Provided data:
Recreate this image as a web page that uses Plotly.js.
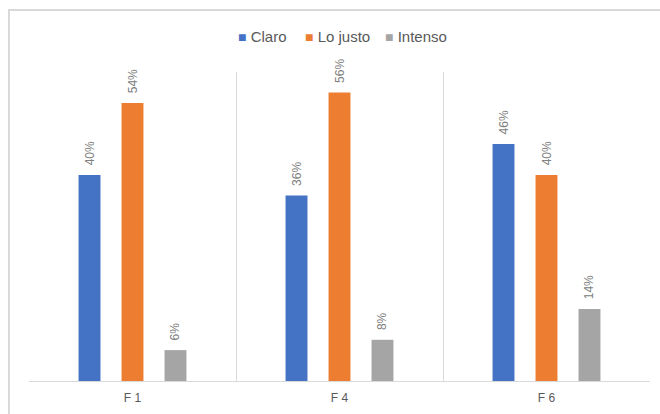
<!DOCTYPE html>
<html>
<head>
<meta charset="utf-8">
<script src="https://cdn.plot.ly/plotly-3.0.1.min.js"></script>
<style>
  html, body { margin: 0; padding: 0; background: #ffffff; }
  #chart { width: 660px; height: 414px; }
</style>
</head>
<body>
<div id="chart"></div>
<script>
// Categories and series shares (fractions of 1)
const categories = ["F 1", "F 4", "F 6"];
const claro = [0.40, 0.36, 0.46];
const loJusto = [0.54, 0.56, 0.40];
const intenso = [0.06, 0.08, 0.14];

const seriesNames = ["Claro", "Lo justo", "Intenso"];
const seriesColors = ["#4472C4", "#ED7D31", "#A5A5A5"];
const seriesValues = [claro, loJusto, intenso];

const baseFont = "Liberation Sans, Arial, sans-serif";
const labelFont = { family: baseFont, size: 12, color: "#808080" };

const traces = seriesValues.map((vals, i) => ({
  type: "bar",
  name: seriesNames[i],
  x: categories,
  y: vals,
  marker: { color: seriesColors[i] },
  // leading non-breaking spaces lift the rotated label off the bar top
  texttemplate: "\u00a0\u00a0%{y:.0%}",
  textposition: "outside",
  textangle: -90,
  constraintext: "none",
  textfont: labelFont,
  cliponaxis: false,
  hoverinfo: "skip",
  showlegend: false
}));

// Legend row drawn as annotations: coloured square + series name
const legendX = [0.333, 0.441, 0.570];
const legendItems = seriesNames.map((name, i) => ({
  xref: "paper", yref: "paper",
  x: legendX[i], y: 1.116,
  xanchor: "left", yanchor: "middle",
  showarrow: false,
  text: "<span style='color:" + seriesColors[i] + ";font-size:14px'>■</span> " + name,
  font: { family: baseFont, size: 15, color: "#595959" }
}));

const layout = {
  width: 660,
  height: 414,
  margin: { l: 29, r: 10, t: 72, b: 33, pad: 0 },
  paper_bgcolor: "#ffffff",
  plot_bgcolor: "#ffffff",
  barmode: "group",
  bargap: 0.377,
  bargroupgap: 0.49,
  font: { family: baseFont, color: "#595959" },
  showlegend: false,
  annotations: legendItems,
  xaxis: {
    type: "category",
    tickson: "boundaries",
    showgrid: true,
    gridcolor: "#d9d9d9",
    gridwidth: 1,
    showline: true,
    linecolor: "#d9d9d9",
    linewidth: 1,
    ticks: "",
    ticklabelstandoff: 6,
    tickfont: { family: baseFont, size: 12, color: "#595959" },
    fixedrange: true
  },
  yaxis: {
    range: [0, 0.6],
    visible: false,
    showgrid: false,
    zeroline: false,
    fixedrange: true
  },
  shapes: [{
    type: "rect",
    xref: "paper", yref: "paper",
    x0: -0.0322, x1: 1.2,
    y0: -0.3, y1: 1.2006,
    line: { color: "#d9d9d9", width: 2 },
    fillcolor: "rgba(0,0,0,0)",
    layer: "below"
  }]
};

Plotly.newPlot("chart", traces, layout, { staticPlot: true, displayModeBar: false });
</script>
</body>
</html>
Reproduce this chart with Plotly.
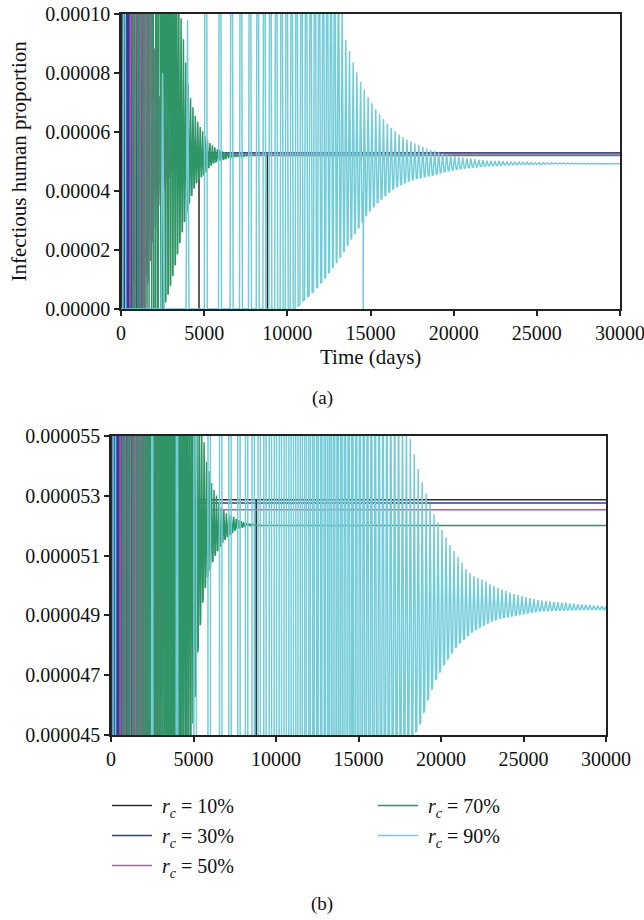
import numpy as np
import plotly.graph_objects as go

T_END = 30000
NB = "\u00a0"
LABELS = [NB + "<i>r<sub>c</sub></i> = 10%", NB + "<i>r<sub>c</sub></i> = 30%", NB + "<i>r<sub>c</sub></i> = 50%",
          NB + "<i>r<sub>c</sub></i> = 70%", NB + "<i>r<sub>c</sub></i> = 90%"]
COLORS = ["#2b2b2b", "#2d3f9b", "#bb55a4", "#2f9566", "#74ccd9"]

# ---- r_c = 10% (black) ----
blk_first_peak = 40
blk_per_t = [0, 1200]
blk_per_v = [60, 60]
blk_env_t = [0, 600, 800, 1000, 1200]
blk_hi = [3e-4, 3e-4, 1.2e-4, 6.0e-5, 5.287e-5]
blk_lo = [0.0, 0.0, 1.5e-5, 4.6e-5, 5.287e-5]
blk_dips = [4690, 8800]

# ---- r_c = 30% (blue) ----
blu_first_peak = 150
blu_per_t = [150, 800, 1500, 2500]
blu_per_v = [80, 120, 180, 200]
blu_env_t = [0, 1300, 1700, 2100, 2500]
blu_hi = [3e-4, 3e-4, 8.0e-5, 5.6e-5, 5.276e-5]
blu_lo = [0.0, 0.0, 2.5e-5, 4.8e-5, 5.276e-5]
blu_dips = []

# ---- r_c = 50% (pink) ----
pnk_first_peak = 600
pnk_per_t = [600, 2000, 3500]
pnk_per_v = [160, 150, 130]
pnk_env_t = [0, 1450, 1700, 1850, 1950, 2300, 2800, 3300, 4000, 4600]
pnk_hi = [3e-4, 3e-4, 3e-4, 3e-4, 9.1e-5, 7.2e-5, 6.0e-5, 5.5e-5, 5.3e-5, 5.253e-5]
pnk_lo = [0.0, 0.0, 1.4e-5, 2.0e-5, 2.45e-5, 3.4e-5, 4.3e-5, 4.9e-5, 5.2e-5, 5.253e-5]
pnk_dips = []

# ---- r_c = 70% (green) ----
grn_first_peak = 750
grn_per_t = [750, 1600, 2200, 3000, 6000, 9000]
grn_per_v = [300, 280, 160, 140, 150, 150]
grn_env_t = [0, 2545, 2845, 3000, 3145, 3445, 3500, 3650, 3745, 3790, 3900, 4046, 4110, 4250,
             4346, 4510, 4750, 4890, 4990, 5090, 5190, 5250, 5393, 5550, 5596, 5800, 6000,
             6100, 6302, 6405, 6605, 6708, 7010, 7414, 7615, 8020, 8220, 8830, 9200]
grn_hi = [3e-4, 3e-4, 3e-4, 2e-4, 1.8e-4, 1.2e-4, 1.05e-4, 9.63e-5, 9.2e-5, 8.89e-5, 8.33e-5, 7.6e-5, 7.31e-5, 6.98e-5,
          6.8e-5, 6.47e-5, 6.18e-5, 6.05e-5, 5.9e-5, 5.82e-5, 5.72e-5, 5.67e-5, 5.6e-5, 5.52e-5, 5.5e-5, 5.41e-5, 5.37e-5,
          5.34e-5, 5.31e-5, 5.30e-5, 5.27e-5, 5.26e-5, 5.24e-5, 5.23e-5, 5.222e-5, 5.212e-5, 5.208e-5, 5.202e-5, 5.201e-5]
grn_lo = [0.0, 0.0, 5.3e-6, 8.6e-6, 1.21e-5, 2.0e-5, 2.15e-5, 2.55e-5, 2.79e-5, 2.9e-5, 3.15e-5, 3.47e-5, 3.6e-5, 3.85e-5,
          4.03e-5, 4.25e-5, 4.45e-5, 4.5e-5, 4.55e-5, 4.6e-5, 4.72e-5, 4.77e-5, 4.86e-5, 4.94e-5, 4.96e-5, 5.02e-5, 5.05e-5,
          5.07e-5, 5.10e-5, 5.11e-5, 5.13e-5, 5.14e-5, 5.16e-5, 5.18e-5, 5.19e-5, 5.196e-5, 5.199e-5, 5.201e-5, 5.201e-5]
grn_dips = []

# ---- r_c = 90% (cyan) ----
cyn_first_peak = 200
cyn_per_t = [200, 2500, 4000, 5100, 5950, 6650, 7200, 7750, 8200, 8600, 9000, 9700, 10600, 11700, 12600, 13500, 16000, 20000, 30000]
cyn_per_v = [2300, 1500, 1100, 850, 700, 560, 545, 466, 400, 363, 350, 303, 290, 250, 225, 220, 235, 242, 242]
cyn_env_t = [0, 2500, 4000, 5000, 10500, 11000, 11600, 12200, 12800, 13366, 13868, 14348, 14830, 15311, 15792,
             16273, 16754, 17235, 17716, 18182, 18667, 18828, 19151, 19636, 20121, 20600, 20990, 21576, 22020,
             22500, 23000, 23515, 24500, 25939, 28848, 30000]
cyn_hi = [3e-4, 8.0e-5, 9.8e-5, 3e-4, 2.2e-4, 2.1e-4, 1.95e-4, 1.8e-4, 1.6e-4, 9.4e-5, 8.5e-5, 7.76e-5, 7.2e-5, 6.77e-5, 6.43e-5,
          6.12e-5, 5.9e-5, 5.73e-5, 5.6e-5, 5.48e-5, 5.38e-5, 5.35e-5, 5.30e-5, 5.23e-5, 5.18e-5, 5.13e-5, 5.1e-5, 5.05e-5, 5.03e-5,
          5.02e-5, 5.005e-5, 4.99e-5, 4.97e-5, 4.95e-5, 4.935e-5, 4.93e-5]
cyn_lo = [0.0, 0.0, 0.0, 0.0, 0.0, 3.0e-6, 6.0e-6, 1.0e-5, 1.45e-5, 1.9e-5, 2.4e-5, 2.79e-5, 3.25e-5, 3.53e-5, 3.8e-5,
          4.03e-5, 4.2e-5, 4.33e-5, 4.42e-5, 4.48e-5, 4.53e-5, 4.55e-5, 4.61e-5, 4.68e-5, 4.73e-5, 4.77e-5, 4.8e-5, 4.83e-5, 4.85e-5,
          4.865e-5, 4.88e-5, 4.89e-5, 4.90e-5, 4.915e-5, 4.92e-5, 4.92e-5]
cyn_dips = [14560, 14600]

SERIES = [
    (blk_first_peak, blk_per_t, blk_per_v, blk_env_t, blk_hi, blk_lo, 25, blk_dips),
    (blu_first_peak, blu_per_t, blu_per_v, blu_env_t, blu_hi, blu_lo, 40, blu_dips),
    (pnk_first_peak, pnk_per_t, pnk_per_v, pnk_env_t, pnk_hi, pnk_lo, 60, pnk_dips),
    (grn_first_peak, grn_per_t, grn_per_v, grn_env_t, grn_hi, grn_lo, 60, grn_dips),
    (cyn_first_peak, cyn_per_t, cyn_per_v, cyn_env_t, cyn_hi, cyn_lo, 90, cyn_dips),
]


def build(first_peak, per_t, per_v, env_t, hi_v, lo_v, w_max, dips):
    hi = lambda t: float(np.interp(t, env_t, hi_v))
    lo = lambda t: float(np.interp(t, env_t, lo_v))
    per = lambda t: float(np.interp(t, per_t, per_v))
    t_stop = env_t[-1]
    pts = [(0.0, lo(0.0))]
    tp = first_peak
    while tp < t_stop:
        w = min(w_max, 0.45 * per(tp))
        pts += [(tp - w, lo(tp - w)), (tp, hi(tp)), (tp + w, lo(tp + w))]
        tp += per(tp)
    pts += [(t_stop, lo(t_stop)), (T_END, lo(T_END))]
    xs = np.array([p[0] for p in pts])
    ys = np.array([p[1] for p in pts])
    extra = []
    for td in dips:
        v = float(np.interp(td, xs, ys))
        extra += [(td, v), (td, 0.0), (td, v)]
    allp = sorted(pts + extra, key=lambda p: p[0])
    return [p[0] for p in allp], [p[1] for p in allp]


FONT = '"Liberation Serif", "Times New Roman", "DejaVu Serif", serif'
fig = go.Figure()
for i, s in enumerate(SERIES):
    x, y = build(*s)
    fig.add_trace(go.Scatter(x=x, y=y, mode="lines", line=dict(color=COLORS[i], width=1.5),
                             xaxis="x", yaxis="y", showlegend=False, hoverinfo="skip"))
for i, s in enumerate(SERIES):
    x, y = build(*s)
    fig.add_trace(go.Scatter(x=x, y=y, mode="lines", line=dict(color=COLORS[i], width=1.5),
                             xaxis="x2", yaxis="y2", name=LABELS[i], legendgroup="g%d" % i,
                             legend="legend" if i < 3 else "legend2", hoverinfo="skip"))

W, H = 644, 920
ax_common = dict(showline=True, linecolor="#222", linewidth=1.5, mirror=True, ticks="outside",
                 ticklen=5, tickwidth=1.5, tickcolor="#222", showgrid=False, zeroline=False,
                 automargin=False, ticklabeloverflow="allow",
                 tickfont=dict(family=FONT, size=20, color="#111"))
leg_common = dict(xanchor="left", yanchor="top", bgcolor="rgba(0,0,0,0)", tracegroupgap=1,
                  font=dict(family=FONT, size=20, color="#111"), itemwidth=40)
fig.update_layout(
    width=W, height=H, margin=dict(l=0, r=0, t=0, b=0, autoexpand=False),
    paper_bgcolor="white", plot_bgcolor="white",
    font=dict(family=FONT, size=20, color="#111"),
    xaxis=dict(domain=[121 / W, 620 / W], range=[0, T_END], tick0=0, dtick=5000, tickformat="d",
               anchor="y", **ax_common),
    yaxis=dict(domain=[1 - 309 / H, 1 - 14 / H], range=[0, 0.0001], tick0=0, dtick=0.00002,
               tickformat=".5f", anchor="x", **ax_common),
    xaxis2=dict(domain=[111 / W, 606 / W], range=[0, T_END], tick0=0, dtick=5000, tickformat="d",
                anchor="y2", **ax_common),
    yaxis2=dict(domain=[1 - 735 / H, 1 - 436 / H], range=[0.000045, 0.000055], tick0=0.000045,
                dtick=0.000002, tickformat=".6f", anchor="x2", **ax_common),
    legend=dict(x=107 / W, y=1 - 786 / H, **leg_common),
    legend2=dict(x=373 / W, y=1 - 786 / H, **leg_common),
    annotations=[
        dict(text="Time (days)", x=370 / W, y=1 - 357 / H, xref="paper", yref="paper",
             showarrow=False, font=dict(family=FONT, size=21), xanchor="center", yanchor="middle"),
        dict(text="Infectious human proportion", x=18 / W, y=1 - 161.5 / H, xref="paper", yref="paper",
             showarrow=False, textangle=-90, font=dict(family=FONT, size=21), xanchor="center", yanchor="middle"),
        dict(text="(a)", x=322 / W, y=1 - 398 / H, xref="paper", yref="paper",
             showarrow=False, font=dict(family=FONT, size=19), xanchor="center", yanchor="middle"),
        dict(text="(b)", x=322 / W, y=1 - 904 / H, xref="paper", yref="paper",
             showarrow=False, font=dict(family=FONT, size=19), xanchor="center", yanchor="middle"),
    ],
)
fig.write_html("out.html")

Directions: Working from the entries above, reproduce exactly and only the lines beginning with the line that has "Reproduce this chart with Plotly." and ending with the line that has "import plotly.graph_objects as go"; omit all pictures.

Written response:
Reproduce this chart with Plotly.
import numpy as np
import plotly.graph_objects as go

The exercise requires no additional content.